Talvez o caso mais aberrante tenha sido o de um documentário adaptado da TV inglesa e ali já exibido, sobre pigmeus africanos. A censora que assistia à versão final determinou a este escriba que cortasse toda a sequência mais bonita e emocionante, que documentava com muita delicadeza o nascimento de um pigmeu, sua saída do ventre da mãe. E ante a pergunta sobre as razões desse corte, limitou-se a censora a responder: "Porque uma criança não pode ver isso, uma mulher nua dando à luz." Ante o argumento de que as crianças do Rio de Janeiro (onde estávamos) e de outros lugares viam todos os dias mulheres de biquíni e "fio dental" nas praias, praticamente nuas, insistiu: "Mas é imoral." Um terceiro argumento - "é inacreditável que a senhora, mulher, considere imoral o momento mais bonito da vida das mulheres" - de nada adiantou, a censora foi categórica: "Corta!" E cortada foi toda a sequência.
Estaremos nos aproximando de tempos semelhantes, e não apenas por causa de censura prévia à comunicação, de um lado, e liberalidade inaceitável para poderosos? Que dizer do quadro da Justiça no País, que a toda hora volta a ser objeto de noticiário, por causa de episódios extremos?
Quando escreveu o capítulo A conquista dos direitos e o acesso à Justiça para o Relatório do Desenvolvimento Humano no Brasil 1996 (do Programa das Nações Unidas para o Desenvolvimento), o autor destas linhas documentou na Justiça brasileira um quadro preocupante: 25% dos cargos de juiz não preenchidos, processos acumulados às centenas de milhares em todos os graus, a cidadania "em boa parte um atributo de apenas uma parte da população; em amplas áreas a exclusão social não permite sequer o reconhecimento dos direitos fundamentais, muito menos o acesso à Justiça" (será que o caseiro Francenildo, que teve seu sigilo bancário violado, aí se reconheceria?).
Seria outro o quadro hoje? O noticiário das últimas semanas informa que há 45 milhões de processos à espera de julgamento na Justiça. Só em 2008 deram entrada 70,1 milhões de ações novas; em 2007 haviam sido 67,7 milhões. E o estoque crescendo.

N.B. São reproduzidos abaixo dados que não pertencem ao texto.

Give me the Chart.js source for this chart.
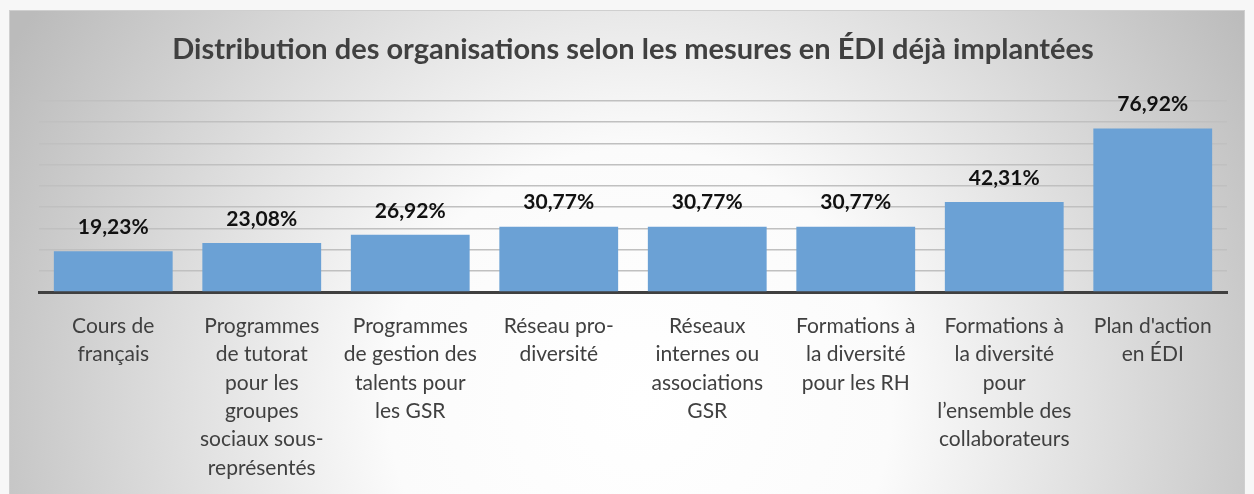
<!DOCTYPE html>
<html>
<head>
<meta charset="utf-8">
<script src="https://cdn.jsdelivr.net/npm/chart.js@4.4.1/dist/chart.umd.min.js"></script>
<style>
  body { margin: 0; background: #ffffff; }
  #wrap { position: relative; width: 1254px; height: 494px; }
</style>
</head>
<body>
<div id="wrap"><canvas id="chart"></canvas></div>
<script>
const categories = [
  ["Cours de", "français"],
  ["Programmes", "de tutorat", "pour les", "groupes", "sociaux sous-", "représentés"],
  ["Programmes", "de gestion des", "talents pour", "les GSR"],
  ["Réseau pro-", "diversité"],
  ["Réseaux", "internes ou", "associations", "GSR"],
  ["Formations à", "la diversité", "pour les RH"],
  ["Formations à", "la diversité", "pour", "l’ensemble des", "collaborateurs"],
  ["Plan d'action", "en ÉDI"],
];
const values = [19.23, 23.08, 26.92, 30.77, 30.77, 30.77, 42.31, 76.92];
const yMax = 90;
const yStep = 10;

const titleText = "Distribution des organisations selon les mesures en ÉDI déjà implantées";

const backgroundPlugin = {
  id: "background",
  beforeDraw: (chart) => {
    const ctx = chart.ctx;
    ctx.save();
    ctx.fillStyle = "#f7f7f7";
    ctx.fillRect(0, 0, chart.width, chart.height);
    const grad = ctx.createRadialGradient(640, 400, 0, 640, 400, 720);
    grad.addColorStop(0, "#ffffff");
    grad.addColorStop(0.35, "#fbfbfb");
    grad.addColorStop(1, "#bbbbbb");
    ctx.fillStyle = grad;
    ctx.fillRect(9, 10, 1236, 484);
    ctx.strokeStyle = "#cfcfcf";
    ctx.lineWidth = 1;
    ctx.strokeRect(9.5, 10.5, 1235, 484);
    ctx.restore();
  },
};

const valueLabels = {
  id: "valueLabels",
  afterDatasetsDraw: (chart) => {
    const ctx = chart.ctx;
    const meta = chart.getDatasetMeta(0);
    ctx.save();
    ctx.font = "bold 21px Lato";
    ctx.fillStyle = "#111111";
    ctx.textAlign = "center";
    ctx.textBaseline = "middle";
    meta.data.forEach((bar, i) => {
      const txt = values[i].toFixed(2).replace(".", ",") + "%";
      ctx.fillText(txt, bar.x, bar.y - 24);
    });
    ctx.restore();
  },
};

new Chart(document.getElementById("chart"), {
  type: "bar",
  data: {
    labels: categories,
    datasets: [
      {
        data: values,
        backgroundColor: "#6ba1d5",
        borderWidth: 0,
        categoryPercentage: 0.8,
        barPercentage: 1,
      },
    ],
  },
  options: {
    responsive: true,
    maintainAspectRatio: false,
    animation: false,
    layout: {
      padding: { top: 22, left: 39, right: 27, bottom: 0 },
    },
    plugins: {
      legend: { display: false },
      tooltip: { enabled: false },
      title: {
        display: true,
        text: titleText,
        color: "#404040",
        font: { family: "Lato", size: 29, weight: "bold", lineHeight: 1.2 },
        padding: { top: 10, bottom: 34 },
      },
    },
    scales: {
      x: {
        grid: { display: false },
        border: { display: true, color: "#404040", width: 3 },
        ticks: {
          color: "#404040",
          font: { family: "Lato", size: 21, lineHeight: 1.35 },
          padding: 12,
          maxRotation: 0,
          autoSkip: false,
        },
        afterFit: (scale) => {
          scale.height = 202;
        },
      },
      y: {
        min: 0,
        max: yMax,
        ticks: { display: false, stepSize: yStep },
        grid: { color: "#c0c0c0", lineWidth: 1.5, drawTicks: false },
        border: { display: false },
        afterFit: (scale) => {
          scale.width = 0;
        },
      },
    },
  },
  plugins: [backgroundPlugin, valueLabels],
});
</script>
</body>
</html>
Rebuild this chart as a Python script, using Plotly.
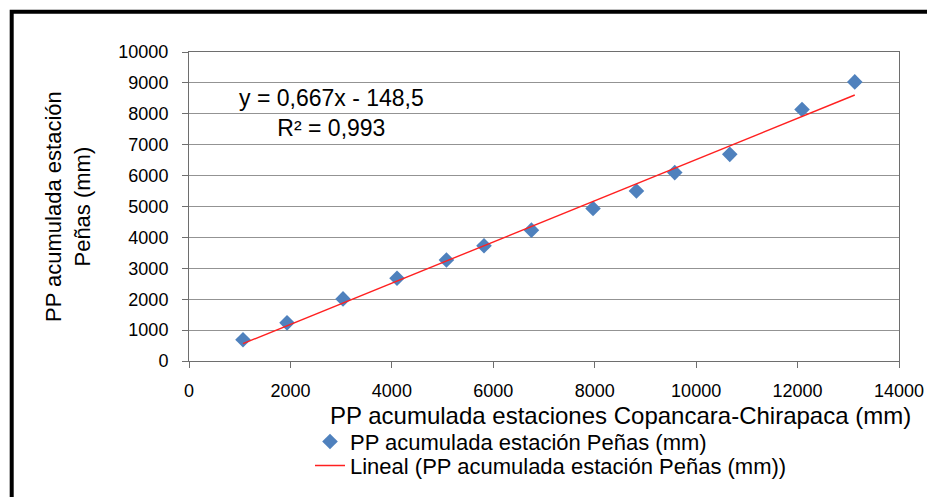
import plotly.graph_objects as go

# Data
x_copancara = [1065, 1933, 3037, 4102, 5076, 5817, 6752, 7967, 8823, 9578, 10663, 12088, 13128]
y_penas = [690, 1235, 2010, 2677, 3268, 3729, 4235, 4935, 5503, 6097, 6687, 8139, 9032]
slope = 0.667
intercept = -148.5
r2 = 0.993

x_ticks = [0, 2000, 4000, 6000, 8000, 10000, 12000, 14000]
y_ticks = [0, 1000, 2000, 3000, 4000, 5000, 6000, 7000, 8000, 9000, 10000]

series_name = "PP acumulada estación Peñas (mm)"
trend_name = "Lineal (PP acumulada estación Peñas (mm))"
x_title = "PP acumulada estaciones Copancara-Chirapaca (mm)"
y_title = "PP acumulada estación<br>Peñas (mm)"

fit_x = [min(x_copancara), max(x_copancara)]
fit_y = [slope * v + intercept for v in fit_x]

FONT = "Liberation Sans, Arial, sans-serif"

fig = go.Figure()
fig.add_trace(go.Scatter(
    x=x_copancara, y=y_penas, mode="markers", name=series_name,
    marker=dict(symbol="diamond", size=12, color="#4F81BD", line=dict(width=0)),
    legend="legend",
))
fig.add_trace(go.Scatter(
    x=fit_x, y=fit_y, mode="lines", name=trend_name,
    line=dict(color="#FF2020", width=1.4),
    legend="legend2",
))

axis_common = dict(
    showline=True, linecolor="#6e6e6e", linewidth=1, mirror=True,
    ticks="outside", ticklen=6, tickcolor="#6e6e6e", tickwidth=1,
    tickfont=dict(family=FONT, size=18, color="#000"),
    tickformat="d", zeroline=False,
)

fig.update_xaxes(range=[0, 14000], tickvals=x_ticks, showgrid=False,
                 ticklabelstandoff=7, **axis_common)
fig.update_yaxes(range=[0, 10000], tickvals=y_ticks, showgrid=True,
                 gridcolor="#939393", gridwidth=1, ticklabelstandoff=10, **axis_common)

def px_x(p):
    return (p - 189.0) / 710.0

def px_y(p):
    return (362.0 - p) / 310.0

fig.add_annotation(
    text=f"y = {str(slope).replace('.', ',')}x - {str(-intercept).replace('.', ',')}<br>R² = {str(r2).replace('.', ',')}",
    xref="paper", yref="paper", x=px_x(331), y=px_y(113), xanchor="center", yanchor="middle",
    showarrow=False, align="center", font=dict(family=FONT, size=23, color="#000"),
)
fig.add_annotation(
    text=x_title, xref="paper", yref="paper", x=px_x(328), y=px_y(417),
    xanchor="left", yanchor="middle", showarrow=False,
    font=dict(family=FONT, size=24, color="#000"),
)
fig.add_annotation(
    text=y_title, xref="paper", yref="paper", x=px_x(67.5), y=px_y(207),
    xanchor="center", yanchor="middle", showarrow=False, textangle=-90, align="center",
    font=dict(family=FONT, size=22, color="#000"),
)

# outer frame (partially visible in the reference)
fig.add_shape(type="rect", xref="paper", yref="paper",
              x0=px_x(11.7), x1=px_x(1000), y0=px_y(560), y1=px_y(11.7),
              line=dict(color="#000", width=4), fillcolor="rgba(0,0,0,0)")

leg_common = dict(xanchor="left", yanchor="middle", bgcolor="rgba(0,0,0,0)", borderwidth=0,
                  font=dict(family=FONT, size=22, color="#000"))
fig.update_layout(
    width=927, height=489,
    margin=dict(l=181, r=36, t=44, b=135),
    paper_bgcolor="white", plot_bgcolor="white",
    showlegend=True,
    legend=dict(x=px_x(310), y=px_y(441.7), **leg_common),
    legend2=dict(x=px_x(310), y=px_y(465.7), **leg_common),
)

fig.write_html("out.html")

A garantia do reconhecimento dos direitos do cidadão inscritos na Constituição é um dos pressupostos da democracia. Mas quando não pode contar com a Justiça, a quem o cidadão recorrerá? À força, correndo riscos? E se a isso se agrega a descrença nos outros Poderes da República, como ocorre agora com parte dos cidadãos?

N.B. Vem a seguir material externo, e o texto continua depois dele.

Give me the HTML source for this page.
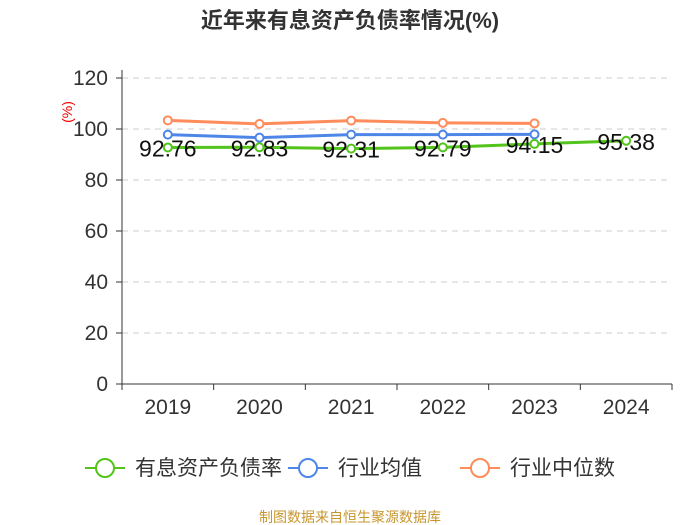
<!DOCTYPE html>
<html><head><meta charset="utf-8"><style>
body{margin:0;background:#fff;}
svg{display:block;font-family:"Liberation Sans","Noto Sans CJK SC",sans-serif;}
</style></head><body>
<svg id="chart" width="700" height="525" xmlns="http://www.w3.org/2000/svg">
<rect width="700" height="525" fill="#fff"/>
<text x="350" y="28" text-anchor="middle" font-size="22" font-weight="bold" fill="#333">近年来有息资产负债率情况(%)</text>
<text x="72" y="112" font-size="14" fill="#e00" transform="rotate(-90 72 112)" text-anchor="middle">(%)</text>
<g id="grid"></g><g id="axes"></g><g id="series"></g>
<g font-size="21" fill="#333">
<g><line x1="85" y1="468" x2="125" y2="468" stroke="#52c41a" stroke-width="2"/><circle cx="105" cy="468" r="9" fill="#fff" stroke="#52c41a" stroke-width="2"/><text x="135" y="475">有息资产负债率</text></g>
<g><line x1="288" y1="468" x2="328" y2="468" stroke="#4e86e8" stroke-width="2"/><circle cx="308" cy="468" r="9" fill="#fff" stroke="#4e86e8" stroke-width="2"/><text x="338" y="475">行业均值</text></g>
<g><line x1="460" y1="468" x2="500" y2="468" stroke="#ff8c5a" stroke-width="2"/><circle cx="480" cy="468" r="9" fill="#fff" stroke="#ff8c5a" stroke-width="2"/><text x="510" y="475">行业中位数</text></g>
</g>
<text x="350" y="522" text-anchor="middle" font-size="14" fill="#c8962e">制图数据来自恒生聚源数据库</text>
</svg>
<script>
const categories=["2019","2020","2021","2022","2023","2024"];
const debtRatio=[92.76,92.83,92.31,92.79,94.15,95.38];
const industryMean=[97.8,96.6,97.8,97.8,97.9];
const industryMedian=[103.4,102.0,103.3,102.4,102.2];
const yTicks=[0,20,40,60,80,100,120];
const NS="http://www.w3.org/2000/svg";
const x0=122,x1=672,yBase=384,yTop=78,yMax=120;
const band=(x1-x0)/categories.length;
const xs=i=>x0+band*(i+0.5);
const ys=v=>yBase-(v/yMax)*(yBase-yTop);
function mk(tag,attrs,parent){const e=document.createElementNS(NS,tag);for(const k in attrs)e.setAttribute(k,attrs[k]);parent.appendChild(e);return e;}
const grid=document.getElementById('grid'),axes=document.getElementById('axes'),series=document.getElementById('series');
yTicks.forEach(t=>{
  if(t>0){const g=mk('line',{x1:x0,x2:x1,y1:ys(t),y2:ys(t),stroke:'#ccc','stroke-dasharray':'6 5'},grid);
  
  }
  const tk=mk('line',{x1:x0-6,x2:x0,y1:ys(t),y2:ys(t),stroke:'#333'},axes);
  
  
  const lb=mk('text',{x:x0-14,y:ys(t)+7,'text-anchor':'end','font-size':'21',fill:'#333'},axes);
  lb.textContent=t;
  
  
});
const ya=mk('line',{x1:x0,x2:x0,y1:yTop-8,y2:yBase,stroke:'#333'},axes);


const xa=mk('line',{x1:x0,x2:x1,y1:yBase,y2:yBase,stroke:'#333'},axes);


for(let i=0;i<=categories.length;i++){
  const t=mk('line',{x1:x0+band*i,x2:x0+band*i,y1:yBase,y2:yBase+6,stroke:'#333'},axes);
  
  
}
categories.forEach((c,i)=>{
  const l=mk('text',{x:xs(i),y:414,'text-anchor':'middle','font-size':'21',fill:'#333'},axes);
  l.textContent=c;
  
  
});
function drawSeries(vals,color,name,labels){
  const p=mk('polyline',{points:vals.map((v,i)=>xs(i)+','+ys(v)).join(' '),fill:'none',stroke:color,'stroke-width':'3'},series);
  
  
  vals.forEach((v,i)=>{
    const c=mk('circle',{cx:xs(i),cy:ys(v),r:4,fill:'#fff',stroke:color,'stroke-width':'2'},series);
    
    
  });
  if(labels){vals.forEach((v,i)=>{
    const t=mk('text',{x:xs(i),y:ys(v)+9,'text-anchor':'middle','font-size':'23',fill:'#111'},series);
    t.textContent=v.toFixed(2);
    
    
  });}
}
drawSeries(industryMedian,'#ff8c5a','industry-median',false);
drawSeries(industryMean,'#4e86e8','industry-mean',false);
drawSeries(debtRatio,'#52c41a','debt-ratio',true);
</script>
</body></html>
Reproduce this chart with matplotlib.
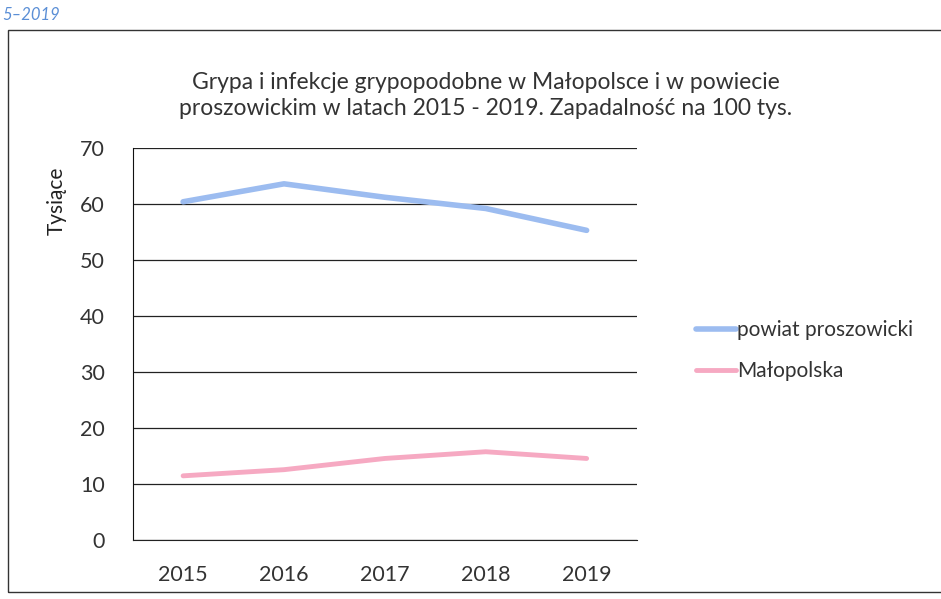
import matplotlib.pyplot as plt
from matplotlib.patches import Rectangle

plt.rcParams['font.family'] = ['Lato', 'DejaVu Sans']

years = ['2015', '2016', '2017', '2018', '2019']
powiat = [60.4, 63.6, 61.2, 59.2, 55.3]
malopolska = [11.5, 12.6, 14.6, 15.8, 14.6]

title = 'Grypa i infekcje grypopodobne w Małopolsce i w powiecie\nproszowickim w latach 2015 - 2019. Zapadalność na 100 tys.'

fig = plt.figure(figsize=(9.41, 5.99), dpi=100)
ax = fig.add_axes([0.141, 0.098, 0.536, 0.655])

x = range(len(years))
ax.plot(x, powiat, color='#9cbcf0', lw=4, solid_capstyle='round', label='powiat proszowicki')
ax.plot(x, malopolska, color='#f6a9c2', lw=3.5, solid_capstyle='round', label='Małopolska')

ax.set_xlim(-0.5, 4.5)
ax.set_ylim(0, 70)
ax.set_yticks(range(0, 71, 10))
ax.set_xticks(list(x))
ax.set_xticklabels(years)
ax.yaxis.grid(True, color='#222222', lw=0.9)
ax.set_axisbelow(True)
for s in ['top', 'right']:
    ax.spines[s].set_visible(False)
ax.spines['left'].set_color('#111111')
ax.spines['bottom'].set_color('#222222')
ax.tick_params(length=0, labelsize=15.5, colors='#333333')
ax.tick_params(axis='x', pad=18)
ax.tick_params(axis='y', pad=20)
ax.set_ylabel('Tysiące', fontsize=15, color='#222222')
ax.yaxis.set_label_coords(-0.13, 0.865)

fig.text(0.516, 0.84, title, ha='center', va='center', fontsize=16.5,
         color='#333333', linespacing=1.3)

fig.text(0.002, 0.975, '5–2019', fontsize=12, color='#5b8fd6', style='italic', va='center')

fig.patches.append(Rectangle((0.009, 0.012), 1.2, 0.938, transform=fig.transFigure,
                             fill=False, edgecolor='#333333', lw=1.0))

ax.legend(loc='center left', bbox_to_anchor=(0.74, 0.415), bbox_transform=fig.transFigure,
          frameon=False, fontsize=15, handlelength=1.9, handletextpad=0.05,
          labelspacing=1.0, labelcolor='#333333', borderaxespad=0, borderpad=0)

fig.savefig('out.png', dpi=100)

Teremos de repensar esse quadro institucional, inclusive para escrever na Constituição que a informação é um bem da sociedade e o acesso a ela, um pressuposto da democracia ("quem tem mais informação tem mais poder", costuma-se dizer). A experiência da censura no período militar mostrou à exaustão os males a que se submete a sociedade. Não podemos chegar a outra situação terminal. Mas é fundamental que a sociedade seja capaz de formular os caminhos reparadores. É preciso repetir e repetir que apenas a "retórica da indignação" que presenciamos hoje, sozinha, a nada leva. É decisivo fazer chegar ao mundo da política as propostas da sociedade para mudar os nossos rumos.